How to Infuriate Your Customers

Rogers stock tanked today. While I don’t usually write rants about how utility companies are bad at customer services, I wasn’t really surprised at this news. I figure they’re a lost cause anyway, and no matter how horrid my experience was somebody out there could do me one better. Which is depressing.

I’m going to vent anyway. If you want to set up a company whose apparent purpose for existing is to aggravate people, I don’t think you can do much worse than a phone company. In this case, Rogers in Canada. This was my experience two days ago. Here are the highlights:

Desired outcome: change in account billing.

Total length of call: 44 minutes 19 seconds, including being on hold before (25 minutes) and during my interaction with the so-called customer service representative

Number of levels down in the phone tree: 6. Yes I counted. I had to listen to six different “If you’re a carbon-based life form press 1. If you breathe oxygen press 2, . . . ” menus.

Classic stove-piping: “I’m sorry, I can’t help you reset your on-line account pass-word. That’s customer service. We’re sales”.

No, you’re Rogers the phone company, and your customers don’t care about your internal organizational structure.

Most bewildering request: my address. Why in the name of all that is holy and unholy would a technology & communications company, whose every interaction with customers is scripted by computer, be able to pull up my account information and NOT have my billing address?

Stupidest question: “Calgary is in Alberta, right?” Yes, and the area code should have been a hint too. I know it’s a big world, but if you’re going to work for a Canadian telephone company you might want to learn some Canadian geography. There’s only 10 provinces, it’s not that hard. Or is that why you’re working in a call centre? . . . Oops, sorry. My bad.
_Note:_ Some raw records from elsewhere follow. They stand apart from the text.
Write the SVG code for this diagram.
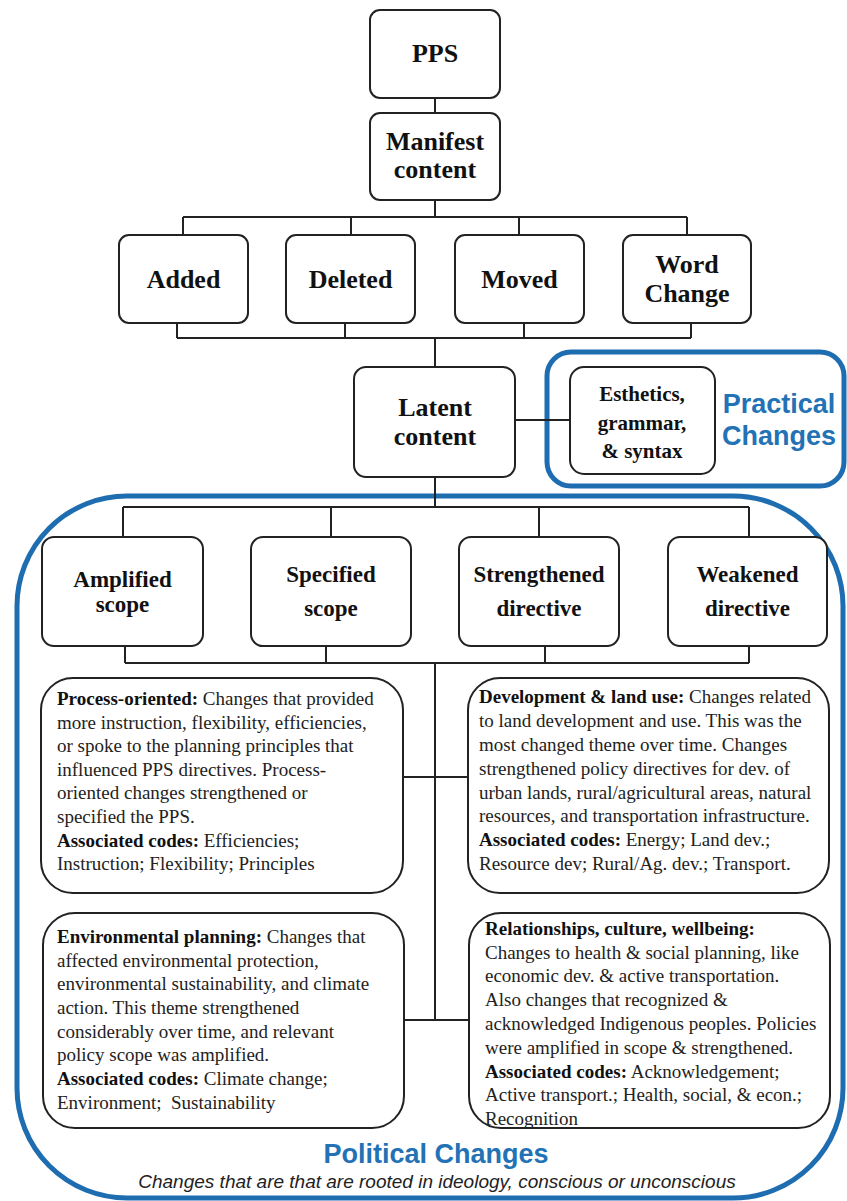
<svg xmlns="http://www.w3.org/2000/svg" width="847" height="1201" viewBox="0 0 847 1201">
<style>
.node rect{fill:#fff;stroke:#222;stroke-width:2}
.t{font-family:"Liberation Serif","Times New Roman",serif;font-weight:bold;font-size:26px;fill:#111;text-anchor:middle}
.t2{font-size:23px}
.t3{font-size:21px}
.body{font-family:"Liberation Serif","Times New Roman",serif;font-size:19px;fill:#222}
.b{font-weight:bold;fill:#111}
.conn{stroke:#222;stroke-width:2;fill:none}
.frame{fill:none;stroke:#1e6db0;stroke-width:5}
.blue{font-family:"Liberation Sans",Arial,sans-serif;font-weight:bold;font-size:27px;fill:#2272b5;text-anchor:middle}
.sub{font-family:"Liberation Sans",Arial,sans-serif;font-style:italic;font-size:19px;fill:#222;text-anchor:middle}
</style>
<rect width="847" height="1201" fill="#fff"/>
<g id="frames">
  <rect class="frame" x="547" y="352" width="297" height="134" rx="24"/>
  <rect class="frame" x="17" y="496" width="826" height="702" rx="110"/>
</g>
<g id="connectors">
  <path class="conn" d="M435 98V113M435 200V217M183 217H687M183 217V235M351 217V235M519 217V235M687 217V235"/>
  <path class="conn" d="M177 323V338M345 323V338M524 323V338M691 323V338M177 338H691M435 338V367"/>
  <path class="conn" d="M515 420H570"/>
  <path class="conn" d="M435 477V507M123 507H749M123 507V537M331 507V537M539 507V537M749 507V537"/>
  <path class="conn" d="M125 646V663M326 646V663M545 646V663M749 646V663M125 663H749M435 663V1020M403 777H468M404 1020H469"/>
</g>
<g id="pps" class="node"><rect x="370" y="10" width="130" height="88" rx="10"/><text class="t" x="435" y="62">PPS</text></g>
<g id="manifest" class="node"><rect x="370" y="113" width="130" height="87" rx="10"/><text class="t" x="435" y="150">Manifest</text><text class="t" x="435" y="178">content</text></g>
<g id="added" class="node"><rect x="119" y="235" width="129" height="88" rx="10"/><text class="t" x="183.5" y="288">Added</text></g>
<g id="deleted" class="node"><rect x="286" y="235" width="129" height="88" rx="10"/><text class="t" x="350.5" y="288">Deleted</text></g>
<g id="moved" class="node"><rect x="455" y="235" width="129" height="88" rx="10"/><text class="t" x="519.5" y="288">Moved</text></g>
<g id="wordchange" class="node"><rect x="623" y="235" width="128" height="88" rx="10"/><text class="t" x="687" y="273">Word</text><text class="t" x="687" y="302">Change</text></g>
<g id="latent" class="node"><rect x="354" y="367" width="161" height="110" rx="12"/><text class="t" x="435" y="416">Latent</text><text class="t" x="435" y="445">content</text></g>
<g id="esthetics" class="node"><rect x="570" y="367" width="145" height="107" rx="14"/><text class="t t3" x="642" y="401">Esthetics,</text><text class="t t3" x="642" y="430">grammar,</text><text class="t t3" x="642" y="458">&amp; syntax</text></g>
<g id="practical"><text class="blue" x="779" y="413">Practical</text><text class="blue" x="779" y="445">Changes</text></g>
<g id="amplified" class="node"><rect x="42" y="537" width="161" height="109" rx="12"/><text class="t t2" x="122.5" y="587">Amplified</text><text class="t t2" x="122.5" y="612">scope</text></g>
<g id="specified" class="node"><rect x="251" y="537" width="160" height="109" rx="12"/><text class="t t2" x="331" y="582">Specified</text><text class="t t2" x="331" y="616">scope</text></g>
<g id="strengthened" class="node"><rect x="459" y="537" width="160" height="109" rx="12"/><text class="t t2" x="539" y="582">Strengthened</text><text class="t t2" x="539" y="616">directive</text></g>
<g id="weakened" class="node"><rect x="668" y="537" width="159" height="109" rx="12"/><text class="t t2" x="747.5" y="582">Weakened</text><text class="t t2" x="747.5" y="616">directive</text></g>
<g id="process" class="node"><rect x="41" y="678" width="362" height="215" rx="32"/>
<text class="body" x="57">
<tspan x="57" y="705"><tspan class="b">Process-oriented:</tspan> Changes that provided</tspan>
<tspan x="57" y="729">more instruction, flexibility, efficiencies,</tspan>
<tspan x="57" y="752">or spoke to the planning principles that</tspan>
<tspan x="57" y="776">influenced PPS directives. Process-</tspan>
<tspan x="57" y="799">oriented changes strengthened or</tspan>
<tspan x="57" y="823">specified the PPS.</tspan>
<tspan x="57" y="847"><tspan class="b">Associated codes:</tspan> Efficiencies;</tspan>
<tspan x="57" y="870">Instruction; Flexibility; Principles</tspan>
</text></g>
<g id="development" class="node"><rect x="468" y="678" width="361" height="215" rx="32"/>
<text class="body" x="479">
<tspan x="479" y="703"><tspan class="b">Development &amp; land use:</tspan> Changes related</tspan>
<tspan x="479" y="727">to land development and use. This was the</tspan>
<tspan x="479" y="751">most changed theme over time. Changes</tspan>
<tspan x="479" y="775">strengthened policy directives for dev. of</tspan>
<tspan x="479" y="799">urban lands, rural/agricultural areas, natural</tspan>
<tspan x="479" y="822">resources, and transportation infrastructure.</tspan>
<tspan x="479" y="846"><tspan class="b">Associated codes:</tspan> Energy; Land dev.;</tspan>
<tspan x="479" y="870">Resource dev; Rural/Ag. dev.; Transport.</tspan>
</text></g>
<g id="environmental" class="node"><rect x="43" y="913" width="361" height="215" rx="32"/>
<text class="body" x="57" xml:space="preserve"><tspan x="57" y="943"><tspan class="b">Environmental planning:</tspan> Changes that</tspan><tspan x="57" y="967">affected environmental protection,</tspan><tspan x="57" y="990">environmental sustainability, and climate</tspan><tspan x="57" y="1014">action. This theme strengthened</tspan><tspan x="57" y="1038">considerably over time, and relevant</tspan><tspan x="57" y="1061">policy scope was amplified.</tspan><tspan x="57" y="1085"><tspan class="b">Associated codes:</tspan> Climate change;</tspan><tspan x="57" y="1109">Environment;  Sustainability</tspan></text></g>
<g id="relationships" class="node"><rect x="469" y="913" width="361" height="215" rx="32"/>
<text class="body" x="485">
<tspan x="485" y="935" class="b">Relationships, culture, wellbeing:</tspan>
<tspan x="485" y="959">Changes to health &amp; social planning, like</tspan>
<tspan x="485" y="982">economic dev. &amp; active transportation.</tspan>
<tspan x="485" y="1006">Also changes that recognized &amp;</tspan>
<tspan x="485" y="1030">acknowledged Indigenous peoples. Policies</tspan>
<tspan x="485" y="1054">were amplified in scope &amp; strengthened.</tspan>
<tspan x="485" y="1078"><tspan class="b">Associated codes:</tspan> Acknowledgement;</tspan>
<tspan x="485" y="1101">Active transport.; Health, social, &amp; econ.;</tspan>
<tspan x="485" y="1125">Recognition</tspan>
</text></g>
<g id="political"><text class="blue" x="436" y="1163">Political Changes</text><text class="sub" x="437" y="1188">Changes that are that are rooted in ideology, conscious or unconscious</text></g>
</svg>
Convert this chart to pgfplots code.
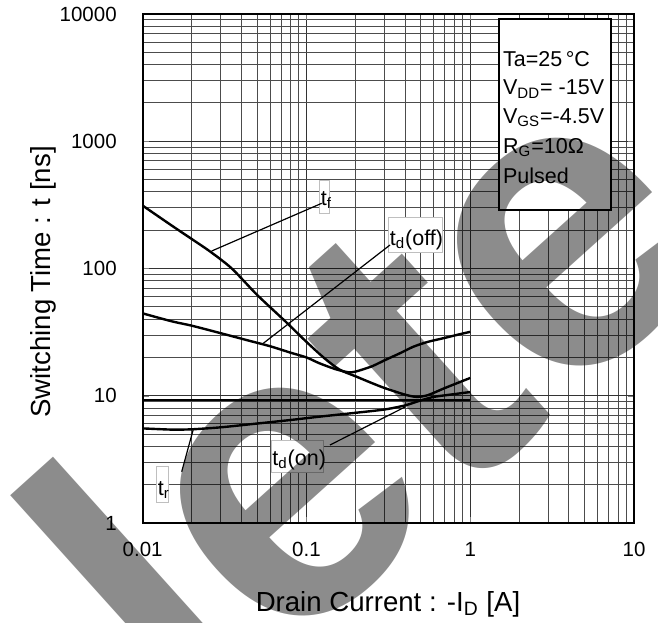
\documentclass[border=0pt]{standalone}
\usepackage{fontspec}
\setmainfont{Liberation Sans}
\usepackage{pgfplots}
\pgfplotsset{compat=1.18}
\newcommand\lbl{\fontsize{10.75}{12}\selectfont}
\begin{document}
\begin{tikzpicture}
\begin{axis}[
  scale only axis, width=245.65pt, height=254.5pt,
  xmode=log, ymode=log, xmin=0.01, xmax=10, ymin=1, ymax=10000,
  xtick={0.01,0.1,1,10}, xticklabels={0.01,0.1,1,10},
  ytick={1,10,100,1000,10000}, yticklabels={1,10,100,1000,10000},
  minor xtick={0.02,0.03,0.04,0.05,0.06,0.07,0.08,0.09,0.2,0.3,0.4,0.5,0.6,0.7,0.8,0.9,2,3,4,5,6,7,8,9},
  minor ytick={2,3,4,5,6,7,8,9,20,30,40,50,60,70,80,90,200,300,400,500,600,700,800,900,2000,3000,4000,5000,6000,7000,8000,9000},
  grid=both,
  major grid style={black!80, line width=0.5pt},
  minor grid style={black!70, line width=0.5pt},
  tick align=inside, major tick length=3pt, minor tick length=0pt,
  axis line style={line width=0.9pt},
  /pgf/number format/assume math mode=true,
  ticklabel style={font=\fontsize{10.25}{12}\selectfont, inner sep=0pt},
  xticklabel style={anchor=north, yshift=-9.3pt},
  yticklabel style={anchor=east, xshift=-12.8pt},
]
% t_f
\addplot[black, no markers, line width=1.2pt, smooth, tension=0.45] coordinates {(0.01,312) (0.015,218) (0.02,170) (0.026,135) (0.035,100) (0.05,62) (0.075,38) (0.1,26.5) (0.13,19.5) (0.16,16) (0.2,14.2) (0.25,12.6) (0.3,11.5) (0.4,10.2) (0.47,9.8) (0.55,10.1) (0.7,11.5) (0.85,12.7) (1,13.8)};
% t_d(off)
\addplot[black, no markers, line width=1.2pt, smooth, tension=0.45] coordinates {(0.01,44.4) (0.015,38.5) (0.02,35.5) (0.03,31) (0.045,27) (0.06,24.5) (0.08,21.8) (0.1,20) (0.12,18) (0.15,16.2) (0.18,15.3) (0.2,15.5) (0.25,17) (0.3,19) (0.37,21.5) (0.45,24.3) (0.55,26.5) (0.7,28.5) (0.85,30.3) (1,31.8)};
% flat
\addplot[black, no markers, line width=1.2pt] coordinates {(0.01,9.3) (1,9.3)};
% lower
\addplot[black, no markers, line width=1.2pt, smooth, tension=0.45] coordinates {(0.01,5.54) (0.015,5.42) (0.02,5.45) (0.03,5.65) (0.05,6.05) (0.08,6.45) (0.12,6.85) (0.2,7.35) (0.3,7.8) (0.4,8.4) (0.5,9.2) (0.6,9.8) (0.8,10.3) (1,10.7)};
\coordinate (TL) at (rel axis cs:0,1);
\end{axis}
\pgfresetboundingbox
\begin{scope}[x=0.5pt, y=-0.5pt, shift={(TL)}, shift={(-142.7,-14)}]
\path[use as bounding box] (0,0) rectangle (658,622);
% axis labels
\node[rotate=90, anchor=base, inner sep=0pt, font=\fontsize{13.8}{16}\selectfont] at (51,282) {Switching Time : t [ns]};
\node[anchor=base, inner sep=0pt, font=\fontsize{13.8}{16}\selectfont] at (388,611) {Drain Current : -I\textsubscript{D} [A]};
% condition box
\draw[line width=0.8pt, fill=white] (499,19.3) rectangle (610.7,210);
\node[anchor=base west, inner sep=0pt, font=\lbl] at (502.7,66.5) {Ta=25\,°C};
\node[anchor=base west, inner sep=0pt, font=\lbl] at (502.7,95) {V\textsubscript{DD}= -15V};
\node[anchor=base west, inner sep=0pt, font=\lbl] at (502.7,123.5) {V\textsubscript{GS}=-4.5V};
\node[anchor=base west, inner sep=0pt, font=\lbl] at (502.7,153) {R\textsubscript{G}=10Ω};
\node[anchor=base west, inner sep=0pt, font=\lbl] at (502.7,183) {Pulsed};
% annotation boxes
\draw[black!25, line width=0.5pt, fill=white] (319,180) rectangle (329,213);
\node[anchor=base west, inner sep=0pt, font=\lbl] at (320.5,205) {t\textsubscript{f}};
\draw[black!25, line width=0.5pt, fill=white] (388,217) rectangle (442,252);
\node[anchor=base west, inner sep=0pt, font=\lbl] at (389.5,245.5) {t\textsubscript{d}(off)};
\draw[black!25, line width=0.5pt, fill=white] (271,440) rectangle (323.5,472);
\node[anchor=base west, inner sep=0pt, font=\lbl] at (272,465.5) {t\textsubscript{d}(on)};
\draw[black!25, line width=0.5pt, fill=white] (156.7,466) rectangle (168.3,502);
\node[anchor=base west, inner sep=0pt, font=\lbl] at (157.5,495) {t\textsubscript{r}};
% pointers
\draw[line width=0.6pt] (211.7,251) -- (321.7,203.3);
\draw[line width=0.6pt] (263.3,343.3) -- (390,245);
\draw[line width=0.6pt] (330,445) -- (405,407);
\draw[line width=0.6pt] (181.7,471.7) -- (193.3,429.3);
% watermark
\node[rotate=42, anchor=base west, inner sep=0pt, text=black, text opacity=0.45, font=\bfseries\fontsize{210pt}{210pt}\selectfont] at (192,742) {lete};
\end{scope}
\end{tikzpicture}
\end{document}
Most patronizing request: two pieces of government identification for a credit cheque. My change included opening a new account. I already have two accounts. My accounts are up-to-date. Why do you need to run a credit cheque please? “Because you’re opening a new account” explained three times is not an answer.

Most memorable quote: “That woman made me work!”, as shouted by another customer service rep in the background. Kudos for putting me on hold quickly after that outburst by your fellow representative.

Worse experience: A friend who shall remain un-named who, after 7 (seven) hours on the phone with customer service trying to resolve a broken phone issue, ended up crying. How is making your customer cry good business?

What makes me sad: Nobody else is better. Anybody sense a business opportunity?

Rogers,  please call me. You need help.